= Given task =
Transcribe the whole listing below without changing a word, but leave out every image.

"""

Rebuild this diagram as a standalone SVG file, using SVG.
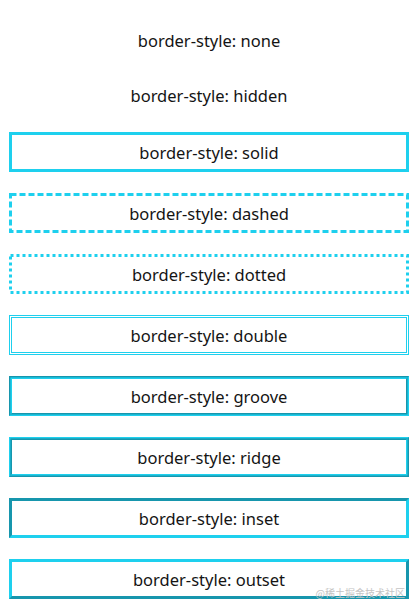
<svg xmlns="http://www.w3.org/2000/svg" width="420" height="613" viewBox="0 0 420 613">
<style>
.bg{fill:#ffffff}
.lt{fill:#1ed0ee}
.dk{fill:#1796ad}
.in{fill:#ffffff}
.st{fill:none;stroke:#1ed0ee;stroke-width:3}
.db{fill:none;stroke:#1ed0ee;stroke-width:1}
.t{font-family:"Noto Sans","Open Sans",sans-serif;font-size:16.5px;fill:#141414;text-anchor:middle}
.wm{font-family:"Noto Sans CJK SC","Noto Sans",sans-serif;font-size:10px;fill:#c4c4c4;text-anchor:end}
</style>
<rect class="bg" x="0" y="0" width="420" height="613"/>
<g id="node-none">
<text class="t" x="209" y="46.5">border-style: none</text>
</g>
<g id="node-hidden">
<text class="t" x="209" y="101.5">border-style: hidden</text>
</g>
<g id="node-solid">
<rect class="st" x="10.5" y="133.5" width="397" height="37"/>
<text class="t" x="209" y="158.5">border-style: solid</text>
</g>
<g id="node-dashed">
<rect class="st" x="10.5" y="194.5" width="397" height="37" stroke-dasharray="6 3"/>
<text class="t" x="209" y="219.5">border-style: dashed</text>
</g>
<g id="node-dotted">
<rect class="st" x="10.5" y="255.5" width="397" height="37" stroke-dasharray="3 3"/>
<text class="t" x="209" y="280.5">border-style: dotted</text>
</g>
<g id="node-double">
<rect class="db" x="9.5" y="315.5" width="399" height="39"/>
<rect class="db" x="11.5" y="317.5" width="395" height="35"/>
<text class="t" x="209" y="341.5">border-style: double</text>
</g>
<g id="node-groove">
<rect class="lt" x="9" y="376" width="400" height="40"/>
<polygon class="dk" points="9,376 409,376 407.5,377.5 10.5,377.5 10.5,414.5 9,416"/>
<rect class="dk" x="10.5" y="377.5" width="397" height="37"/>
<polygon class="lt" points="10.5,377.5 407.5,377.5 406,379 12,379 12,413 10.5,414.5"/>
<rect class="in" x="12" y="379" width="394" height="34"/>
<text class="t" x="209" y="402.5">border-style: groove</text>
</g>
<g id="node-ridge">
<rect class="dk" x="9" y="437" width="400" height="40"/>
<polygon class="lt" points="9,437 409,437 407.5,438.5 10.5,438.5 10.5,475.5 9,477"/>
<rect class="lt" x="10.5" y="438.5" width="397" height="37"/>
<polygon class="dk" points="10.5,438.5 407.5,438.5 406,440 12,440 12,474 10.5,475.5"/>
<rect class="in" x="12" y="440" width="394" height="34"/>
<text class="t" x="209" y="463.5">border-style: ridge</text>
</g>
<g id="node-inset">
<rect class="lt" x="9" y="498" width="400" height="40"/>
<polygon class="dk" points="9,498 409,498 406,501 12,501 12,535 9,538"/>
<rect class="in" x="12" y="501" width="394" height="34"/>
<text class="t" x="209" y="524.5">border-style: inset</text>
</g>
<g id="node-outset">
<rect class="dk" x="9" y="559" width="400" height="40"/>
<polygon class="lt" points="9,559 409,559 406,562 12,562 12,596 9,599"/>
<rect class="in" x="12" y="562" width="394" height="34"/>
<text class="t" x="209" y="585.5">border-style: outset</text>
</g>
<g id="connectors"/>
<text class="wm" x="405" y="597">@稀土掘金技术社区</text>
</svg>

"""

= Full answer =
Rebuild this diagram as a standalone SVG file, using SVG.
<svg xmlns="http://www.w3.org/2000/svg" width="420" height="613" viewBox="0 0 420 613">
<style>
.bg{fill:#ffffff}
.lt{fill:#1ed0ee}
.dk{fill:#1796ad}
.in{fill:#ffffff}
.st{fill:none;stroke:#1ed0ee;stroke-width:3}
.db{fill:none;stroke:#1ed0ee;stroke-width:1}
.t{font-family:"Noto Sans","Open Sans",sans-serif;font-size:16.5px;fill:#141414;text-anchor:middle}
.wm{font-family:"Noto Sans CJK SC","Noto Sans",sans-serif;font-size:10px;fill:#c4c4c4;text-anchor:end}
</style>
<rect class="bg" x="0" y="0" width="420" height="613"/>
<g id="node-none">
<text class="t" x="209" y="46.5">border-style: none</text>
</g>
<g id="node-hidden">
<text class="t" x="209" y="101.5">border-style: hidden</text>
</g>
<g id="node-solid">
<rect class="st" x="10.5" y="133.5" width="397" height="37"/>
<text class="t" x="209" y="158.5">border-style: solid</text>
</g>
<g id="node-dashed">
<rect class="st" x="10.5" y="194.5" width="397" height="37" stroke-dasharray="6 3"/>
<text class="t" x="209" y="219.5">border-style: dashed</text>
</g>
<g id="node-dotted">
<rect class="st" x="10.5" y="255.5" width="397" height="37" stroke-dasharray="3 3"/>
<text class="t" x="209" y="280.5">border-style: dotted</text>
</g>
<g id="node-double">
<rect class="db" x="9.5" y="315.5" width="399" height="39"/>
<rect class="db" x="11.5" y="317.5" width="395" height="35"/>
<text class="t" x="209" y="341.5">border-style: double</text>
</g>
<g id="node-groove">
<rect class="lt" x="9" y="376" width="400" height="40"/>
<polygon class="dk" points="9,376 409,376 407.5,377.5 10.5,377.5 10.5,414.5 9,416"/>
<rect class="dk" x="10.5" y="377.5" width="397" height="37"/>
<polygon class="lt" points="10.5,377.5 407.5,377.5 406,379 12,379 12,413 10.5,414.5"/>
<rect class="in" x="12" y="379" width="394" height="34"/>
<text class="t" x="209" y="402.5">border-style: groove</text>
</g>
<g id="node-ridge">
<rect class="dk" x="9" y="437" width="400" height="40"/>
<polygon class="lt" points="9,437 409,437 407.5,438.5 10.5,438.5 10.5,475.5 9,477"/>
<rect class="lt" x="10.5" y="438.5" width="397" height="37"/>
<polygon class="dk" points="10.5,438.5 407.5,438.5 406,440 12,440 12,474 10.5,475.5"/>
<rect class="in" x="12" y="440" width="394" height="34"/>
<text class="t" x="209" y="463.5">border-style: ridge</text>
</g>
<g id="node-inset">
<rect class="lt" x="9" y="498" width="400" height="40"/>
<polygon class="dk" points="9,498 409,498 406,501 12,501 12,535 9,538"/>
<rect class="in" x="12" y="501" width="394" height="34"/>
<text class="t" x="209" y="524.5">border-style: inset</text>
</g>
<g id="node-outset">
<rect class="dk" x="9" y="559" width="400" height="40"/>
<polygon class="lt" points="9,559 409,559 406,562 12,562 12,596 9,599"/>
<rect class="in" x="12" y="562" width="394" height="34"/>
<text class="t" x="209" y="585.5">border-style: outset</text>
</g>
<g id="connectors"/>
<text class="wm" x="405" y="597">@稀土掘金技术社区</text>
</svg>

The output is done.